- Apprentice Lawyer
The Bombay High Court today reserved its verdict in the plea filed by Bhima Koregaon case accused Gautam Navalakha seeking default bail on the ground that the National Investigation Agency (NIA) has not filed its chargesheet within the prescribed upper-limit of 90 days as per Section 167(2) of the Code of Criminal Procedure (CrPC).
Appearing for Navlakha, Senior Advocate Kapil Sibal contended that Navlakha’s total custody period exceeded 90 days without a chargesheet being filed or an extension of time being granted. Hence, Navlakha is entitled to default bail, it was argued.
The question before the Court was whether the time period of Navlakha's house arrest is to be included in the period of custody, in which case he would qualify for default bail under Section 167(2), CrPC.
Sibal drew the Court's attention to the following dates as relevant to deciding the matter:
On August 28, 2018, Navlakha was arrested at his residence in Pune after an FIR was registered against him under the Unlawful Activities Prevention Act (UAPA). The same day, the Delhi High Court directed that Navalkha should be kept under house arrest.
On October 1, 2018, the Delhi High Court quashed Navalakha’s arrest. By this time, he had spent 34 days in custody.
Thereafter, Navalakha filed proceedings and appeals seeking to quash the FIR and for pre-arrest bail. However, the Supreme Court on March 16, 2020, directed Navlakha to surrender within 3 weeks.
Navlakha eventually surrendered before the NIA on April 14, 2020. He was remanded to police custody. On April 25, 2020, he was remanded to judicial custody, which was extended from time to time.
On June 29, 2020, the NIA filed an application for extension of time for filing chargesheet, which was granted by the Special NIA court.

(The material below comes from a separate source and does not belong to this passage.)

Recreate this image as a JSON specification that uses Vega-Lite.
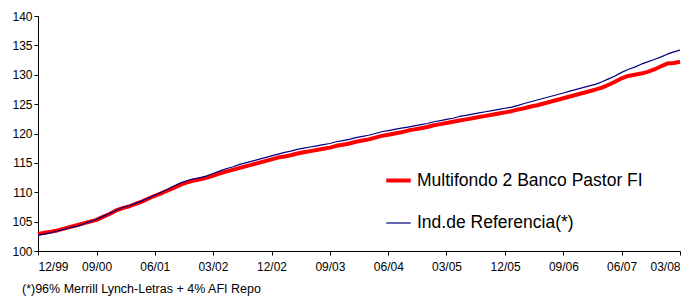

Navalakha’s statutory bail application before Special NIA Court, Mumbai was rejected on July 12, 2020, after which he approached the High Court challenging the order.
Sibal submitted that the Special court had erred when it excluded the period of 34 days spent in house arrest while calculating the period of custody.
He added that Navalakha was confined inside his house under guard and any order confining a person to custody by order of the court was deemed to be judicial custody.
He concluded his submissions by remarking that “arrest is a matter of law, custody is a matter of fact."
Additional Solicitor General SV Raju, appearing for the NIA, opposed the application, contending that the Special Court had rightfully held that Navlakha's house arrest did not constitute detention. He added that during such house arrest, Navlakha was not accessible for interrogation as is the case with regular custody.
Raju referred to the Delhi High Court order quashing his arrest to point out that after such quashing, Navalakha had gone ahead and filed an anticipatory bail application which shows that the house arrest was not custody as per Section 167(2), CrPC.
“He was neither in custody nor out on bail, he was a free man,” Raju argued.
After hearing the parties, the Bench of Justices SS Shinde and MS Karnik directed all counsel to submit their written notes within a week and reserved the matter for orders.